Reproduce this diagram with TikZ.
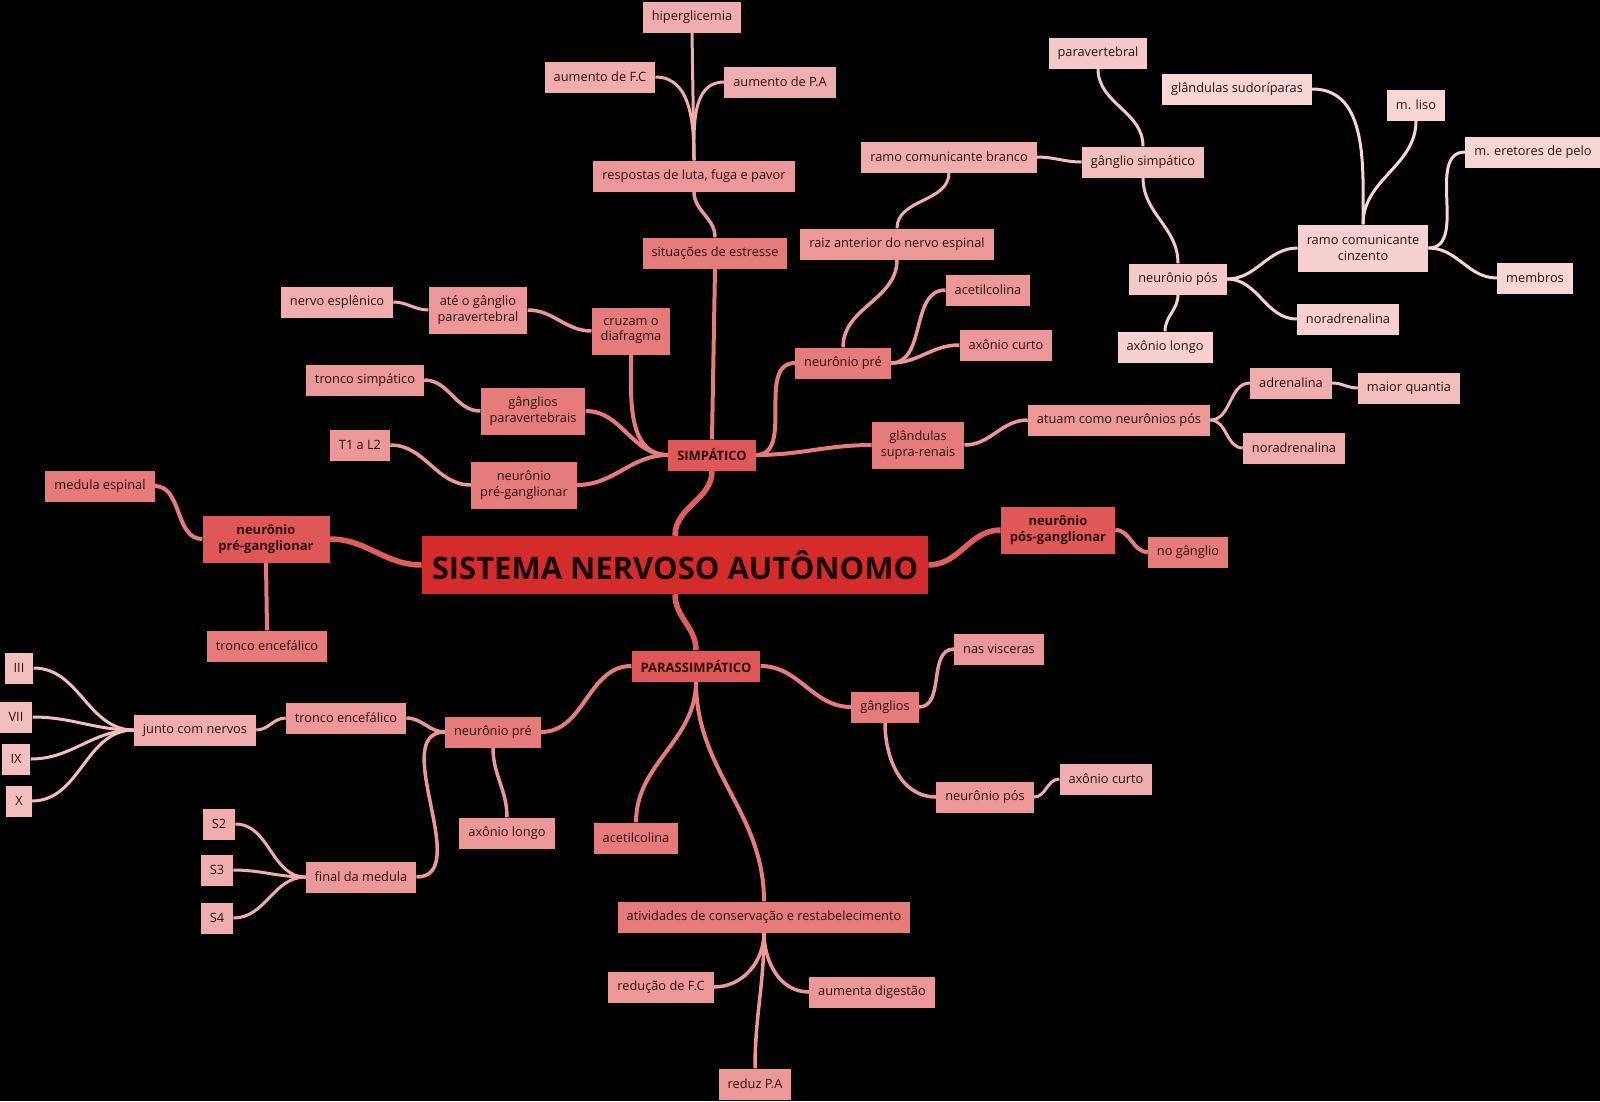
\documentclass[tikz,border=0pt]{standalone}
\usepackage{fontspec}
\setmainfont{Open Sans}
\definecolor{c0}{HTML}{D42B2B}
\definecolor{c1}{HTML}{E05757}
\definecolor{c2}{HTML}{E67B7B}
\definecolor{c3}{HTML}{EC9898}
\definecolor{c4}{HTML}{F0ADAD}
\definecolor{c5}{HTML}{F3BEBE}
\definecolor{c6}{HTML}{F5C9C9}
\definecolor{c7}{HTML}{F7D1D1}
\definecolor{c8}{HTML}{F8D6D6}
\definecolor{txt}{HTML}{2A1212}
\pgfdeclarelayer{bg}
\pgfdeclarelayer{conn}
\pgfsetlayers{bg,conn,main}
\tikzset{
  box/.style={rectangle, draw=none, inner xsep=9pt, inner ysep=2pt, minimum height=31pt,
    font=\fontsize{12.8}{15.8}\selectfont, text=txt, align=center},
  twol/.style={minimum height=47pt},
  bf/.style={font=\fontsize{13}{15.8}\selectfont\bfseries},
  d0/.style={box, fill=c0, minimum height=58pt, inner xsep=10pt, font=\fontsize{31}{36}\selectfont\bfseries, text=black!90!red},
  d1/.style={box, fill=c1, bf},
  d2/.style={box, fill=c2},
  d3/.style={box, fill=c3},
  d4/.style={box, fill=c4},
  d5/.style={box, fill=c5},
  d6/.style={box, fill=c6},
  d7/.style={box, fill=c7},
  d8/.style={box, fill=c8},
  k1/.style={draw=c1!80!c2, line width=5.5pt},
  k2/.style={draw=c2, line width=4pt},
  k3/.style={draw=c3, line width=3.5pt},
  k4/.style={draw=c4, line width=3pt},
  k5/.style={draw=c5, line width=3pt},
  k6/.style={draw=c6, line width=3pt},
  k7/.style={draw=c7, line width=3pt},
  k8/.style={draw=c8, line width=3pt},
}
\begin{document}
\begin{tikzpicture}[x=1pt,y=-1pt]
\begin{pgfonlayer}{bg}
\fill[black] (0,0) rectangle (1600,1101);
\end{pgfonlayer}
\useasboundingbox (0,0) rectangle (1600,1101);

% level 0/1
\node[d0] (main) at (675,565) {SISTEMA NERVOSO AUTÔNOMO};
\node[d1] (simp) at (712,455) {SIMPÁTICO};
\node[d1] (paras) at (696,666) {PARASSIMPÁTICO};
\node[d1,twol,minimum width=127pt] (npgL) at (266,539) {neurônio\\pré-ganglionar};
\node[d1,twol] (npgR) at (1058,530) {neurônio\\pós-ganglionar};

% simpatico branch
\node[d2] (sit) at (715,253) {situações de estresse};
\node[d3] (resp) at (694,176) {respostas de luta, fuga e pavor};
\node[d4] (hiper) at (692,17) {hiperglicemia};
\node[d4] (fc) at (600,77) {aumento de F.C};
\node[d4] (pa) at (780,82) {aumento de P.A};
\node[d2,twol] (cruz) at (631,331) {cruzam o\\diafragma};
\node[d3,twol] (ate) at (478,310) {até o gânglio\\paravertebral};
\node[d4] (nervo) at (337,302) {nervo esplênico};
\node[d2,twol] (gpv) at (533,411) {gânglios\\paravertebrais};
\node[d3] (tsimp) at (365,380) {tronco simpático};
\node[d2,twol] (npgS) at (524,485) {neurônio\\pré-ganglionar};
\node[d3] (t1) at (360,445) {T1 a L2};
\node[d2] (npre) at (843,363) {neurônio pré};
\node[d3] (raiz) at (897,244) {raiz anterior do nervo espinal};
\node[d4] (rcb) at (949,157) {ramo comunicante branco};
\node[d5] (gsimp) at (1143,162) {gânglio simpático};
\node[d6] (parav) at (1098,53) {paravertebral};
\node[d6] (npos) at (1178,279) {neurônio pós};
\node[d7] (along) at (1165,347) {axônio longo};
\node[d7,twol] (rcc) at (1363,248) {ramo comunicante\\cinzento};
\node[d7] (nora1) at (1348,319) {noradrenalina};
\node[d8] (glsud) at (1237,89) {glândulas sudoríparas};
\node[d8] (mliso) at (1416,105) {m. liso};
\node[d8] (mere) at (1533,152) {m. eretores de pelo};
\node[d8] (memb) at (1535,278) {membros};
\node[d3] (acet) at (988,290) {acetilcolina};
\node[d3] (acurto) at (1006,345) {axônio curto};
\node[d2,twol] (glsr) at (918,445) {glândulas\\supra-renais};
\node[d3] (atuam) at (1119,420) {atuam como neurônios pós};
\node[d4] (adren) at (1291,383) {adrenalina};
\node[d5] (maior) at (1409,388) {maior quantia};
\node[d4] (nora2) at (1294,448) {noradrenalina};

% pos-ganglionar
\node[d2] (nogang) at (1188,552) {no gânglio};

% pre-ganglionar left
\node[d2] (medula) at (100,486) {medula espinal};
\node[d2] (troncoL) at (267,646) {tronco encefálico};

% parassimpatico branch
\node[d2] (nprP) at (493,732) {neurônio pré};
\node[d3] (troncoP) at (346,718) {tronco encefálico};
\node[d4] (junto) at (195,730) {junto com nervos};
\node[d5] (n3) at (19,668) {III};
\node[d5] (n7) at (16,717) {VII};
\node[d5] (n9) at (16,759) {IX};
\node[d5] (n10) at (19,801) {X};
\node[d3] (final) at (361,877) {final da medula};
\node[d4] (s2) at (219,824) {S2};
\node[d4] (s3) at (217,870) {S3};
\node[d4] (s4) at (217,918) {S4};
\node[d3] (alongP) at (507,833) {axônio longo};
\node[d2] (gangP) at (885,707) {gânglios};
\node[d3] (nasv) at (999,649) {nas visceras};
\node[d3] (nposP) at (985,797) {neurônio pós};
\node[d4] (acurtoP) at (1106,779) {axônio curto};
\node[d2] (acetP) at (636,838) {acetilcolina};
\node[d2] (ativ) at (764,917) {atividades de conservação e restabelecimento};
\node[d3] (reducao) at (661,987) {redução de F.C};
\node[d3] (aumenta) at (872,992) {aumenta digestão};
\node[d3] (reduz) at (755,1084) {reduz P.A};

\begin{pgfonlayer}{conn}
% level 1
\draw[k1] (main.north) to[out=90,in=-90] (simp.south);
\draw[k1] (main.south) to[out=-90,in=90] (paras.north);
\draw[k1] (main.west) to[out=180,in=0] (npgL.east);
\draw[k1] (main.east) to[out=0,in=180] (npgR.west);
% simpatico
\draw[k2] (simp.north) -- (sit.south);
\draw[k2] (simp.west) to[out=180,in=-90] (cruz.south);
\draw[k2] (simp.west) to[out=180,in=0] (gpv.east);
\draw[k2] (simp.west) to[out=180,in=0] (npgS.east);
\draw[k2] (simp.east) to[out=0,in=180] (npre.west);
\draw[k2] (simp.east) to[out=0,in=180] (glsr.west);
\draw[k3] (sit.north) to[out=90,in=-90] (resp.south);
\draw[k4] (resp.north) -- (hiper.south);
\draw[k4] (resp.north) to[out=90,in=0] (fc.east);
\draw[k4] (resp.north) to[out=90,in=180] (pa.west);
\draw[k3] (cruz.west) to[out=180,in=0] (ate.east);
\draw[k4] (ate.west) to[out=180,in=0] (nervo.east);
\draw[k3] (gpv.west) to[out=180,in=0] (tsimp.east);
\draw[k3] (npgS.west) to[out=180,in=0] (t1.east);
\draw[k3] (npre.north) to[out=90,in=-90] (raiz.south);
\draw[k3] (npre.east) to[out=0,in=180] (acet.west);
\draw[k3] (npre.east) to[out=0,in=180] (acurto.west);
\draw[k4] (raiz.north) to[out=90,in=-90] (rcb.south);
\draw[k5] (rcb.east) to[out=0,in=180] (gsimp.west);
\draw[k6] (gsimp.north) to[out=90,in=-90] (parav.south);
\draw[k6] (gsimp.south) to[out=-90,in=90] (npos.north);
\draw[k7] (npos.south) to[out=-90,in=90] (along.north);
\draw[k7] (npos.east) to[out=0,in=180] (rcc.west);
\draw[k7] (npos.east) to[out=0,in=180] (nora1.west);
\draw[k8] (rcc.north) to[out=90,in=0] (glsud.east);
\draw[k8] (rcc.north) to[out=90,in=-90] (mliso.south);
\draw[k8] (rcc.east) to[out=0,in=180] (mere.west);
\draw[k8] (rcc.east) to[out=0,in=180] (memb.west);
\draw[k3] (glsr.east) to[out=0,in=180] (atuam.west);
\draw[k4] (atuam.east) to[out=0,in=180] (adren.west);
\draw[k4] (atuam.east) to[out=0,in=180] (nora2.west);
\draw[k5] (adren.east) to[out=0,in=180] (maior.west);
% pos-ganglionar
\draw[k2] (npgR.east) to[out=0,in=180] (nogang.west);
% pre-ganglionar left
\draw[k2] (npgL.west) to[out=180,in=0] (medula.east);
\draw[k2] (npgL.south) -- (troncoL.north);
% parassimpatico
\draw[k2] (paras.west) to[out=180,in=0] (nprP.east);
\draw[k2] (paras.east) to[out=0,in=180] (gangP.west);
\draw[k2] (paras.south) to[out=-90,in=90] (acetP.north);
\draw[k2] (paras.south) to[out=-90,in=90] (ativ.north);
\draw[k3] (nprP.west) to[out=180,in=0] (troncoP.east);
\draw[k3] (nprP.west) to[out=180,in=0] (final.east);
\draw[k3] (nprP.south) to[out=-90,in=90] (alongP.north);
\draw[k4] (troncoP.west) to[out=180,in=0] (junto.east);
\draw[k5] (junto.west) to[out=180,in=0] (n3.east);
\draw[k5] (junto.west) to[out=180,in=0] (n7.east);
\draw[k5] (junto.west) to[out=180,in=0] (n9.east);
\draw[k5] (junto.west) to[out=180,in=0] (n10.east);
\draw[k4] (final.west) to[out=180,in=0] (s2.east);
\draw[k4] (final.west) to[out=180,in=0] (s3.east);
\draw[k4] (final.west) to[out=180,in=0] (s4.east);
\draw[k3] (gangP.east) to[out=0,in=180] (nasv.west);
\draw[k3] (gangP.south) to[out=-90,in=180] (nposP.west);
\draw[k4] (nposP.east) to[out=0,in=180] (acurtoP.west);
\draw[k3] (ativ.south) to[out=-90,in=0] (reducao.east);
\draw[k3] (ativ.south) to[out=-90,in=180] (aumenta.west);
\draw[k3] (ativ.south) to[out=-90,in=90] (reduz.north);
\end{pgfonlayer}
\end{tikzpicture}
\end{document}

==

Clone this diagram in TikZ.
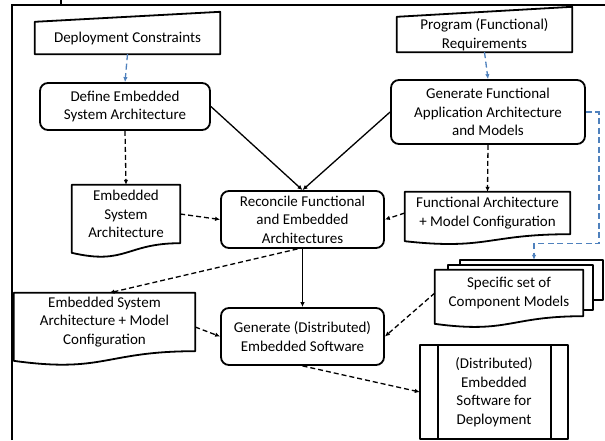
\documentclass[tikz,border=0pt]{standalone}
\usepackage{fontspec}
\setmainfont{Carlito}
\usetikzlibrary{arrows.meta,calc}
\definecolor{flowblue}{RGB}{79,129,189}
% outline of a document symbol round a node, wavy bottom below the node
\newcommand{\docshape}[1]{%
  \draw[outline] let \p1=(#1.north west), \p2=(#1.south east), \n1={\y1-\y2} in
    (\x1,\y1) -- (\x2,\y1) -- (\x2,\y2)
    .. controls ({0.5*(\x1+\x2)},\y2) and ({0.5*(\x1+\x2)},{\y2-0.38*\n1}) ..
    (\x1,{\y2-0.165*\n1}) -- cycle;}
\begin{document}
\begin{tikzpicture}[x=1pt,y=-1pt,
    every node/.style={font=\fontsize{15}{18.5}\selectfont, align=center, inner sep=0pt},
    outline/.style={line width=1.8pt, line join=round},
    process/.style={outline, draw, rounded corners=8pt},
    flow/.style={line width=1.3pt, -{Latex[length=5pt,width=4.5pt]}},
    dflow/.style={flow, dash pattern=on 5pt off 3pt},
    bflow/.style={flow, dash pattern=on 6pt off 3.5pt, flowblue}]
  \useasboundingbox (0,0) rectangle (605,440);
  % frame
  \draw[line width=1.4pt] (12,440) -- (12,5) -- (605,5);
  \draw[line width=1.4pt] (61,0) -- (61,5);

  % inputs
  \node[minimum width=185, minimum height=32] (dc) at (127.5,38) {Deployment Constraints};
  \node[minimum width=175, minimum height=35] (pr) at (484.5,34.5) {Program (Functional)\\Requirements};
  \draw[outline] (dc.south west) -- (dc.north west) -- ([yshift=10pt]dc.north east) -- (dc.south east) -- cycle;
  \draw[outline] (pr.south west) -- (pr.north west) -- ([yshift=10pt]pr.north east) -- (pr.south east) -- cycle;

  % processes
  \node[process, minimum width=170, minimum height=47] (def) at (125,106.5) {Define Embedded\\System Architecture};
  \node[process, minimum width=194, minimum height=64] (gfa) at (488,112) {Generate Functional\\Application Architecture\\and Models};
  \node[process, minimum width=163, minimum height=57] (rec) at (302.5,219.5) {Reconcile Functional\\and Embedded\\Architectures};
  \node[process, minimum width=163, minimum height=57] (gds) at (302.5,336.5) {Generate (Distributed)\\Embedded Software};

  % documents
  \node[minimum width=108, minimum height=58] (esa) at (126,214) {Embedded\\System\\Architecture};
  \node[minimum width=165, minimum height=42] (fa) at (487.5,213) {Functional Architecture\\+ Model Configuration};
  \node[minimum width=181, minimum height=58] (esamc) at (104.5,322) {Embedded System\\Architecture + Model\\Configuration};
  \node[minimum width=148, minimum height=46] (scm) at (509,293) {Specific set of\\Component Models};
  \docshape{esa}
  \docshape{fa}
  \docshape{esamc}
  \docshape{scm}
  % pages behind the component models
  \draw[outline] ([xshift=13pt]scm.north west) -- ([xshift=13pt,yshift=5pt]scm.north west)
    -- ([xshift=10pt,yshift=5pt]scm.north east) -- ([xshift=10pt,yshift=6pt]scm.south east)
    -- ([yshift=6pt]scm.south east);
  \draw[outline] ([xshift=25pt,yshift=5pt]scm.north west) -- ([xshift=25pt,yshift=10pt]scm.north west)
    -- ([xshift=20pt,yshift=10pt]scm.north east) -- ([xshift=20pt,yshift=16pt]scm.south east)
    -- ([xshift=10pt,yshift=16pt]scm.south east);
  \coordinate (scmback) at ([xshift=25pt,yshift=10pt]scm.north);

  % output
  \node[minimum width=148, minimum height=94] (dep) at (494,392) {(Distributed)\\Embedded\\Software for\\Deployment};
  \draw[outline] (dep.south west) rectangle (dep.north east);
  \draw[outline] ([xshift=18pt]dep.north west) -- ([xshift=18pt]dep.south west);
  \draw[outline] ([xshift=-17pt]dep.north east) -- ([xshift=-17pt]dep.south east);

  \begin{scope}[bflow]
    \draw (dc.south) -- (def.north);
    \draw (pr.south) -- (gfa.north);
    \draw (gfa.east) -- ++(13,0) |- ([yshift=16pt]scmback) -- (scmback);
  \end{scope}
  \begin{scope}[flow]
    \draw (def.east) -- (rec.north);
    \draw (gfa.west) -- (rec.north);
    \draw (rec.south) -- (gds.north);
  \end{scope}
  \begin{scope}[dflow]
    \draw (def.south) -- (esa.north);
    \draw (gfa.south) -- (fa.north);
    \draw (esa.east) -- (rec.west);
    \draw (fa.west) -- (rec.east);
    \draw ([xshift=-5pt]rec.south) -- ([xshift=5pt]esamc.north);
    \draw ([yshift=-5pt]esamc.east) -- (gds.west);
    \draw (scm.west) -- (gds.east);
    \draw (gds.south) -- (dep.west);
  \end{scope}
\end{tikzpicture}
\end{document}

- [Written instruction] Show each line of the listing that holds the string "diagram".

- [Reply to the task]
Reproduce this diagram with TikZ.
Clone this diagram in TikZ.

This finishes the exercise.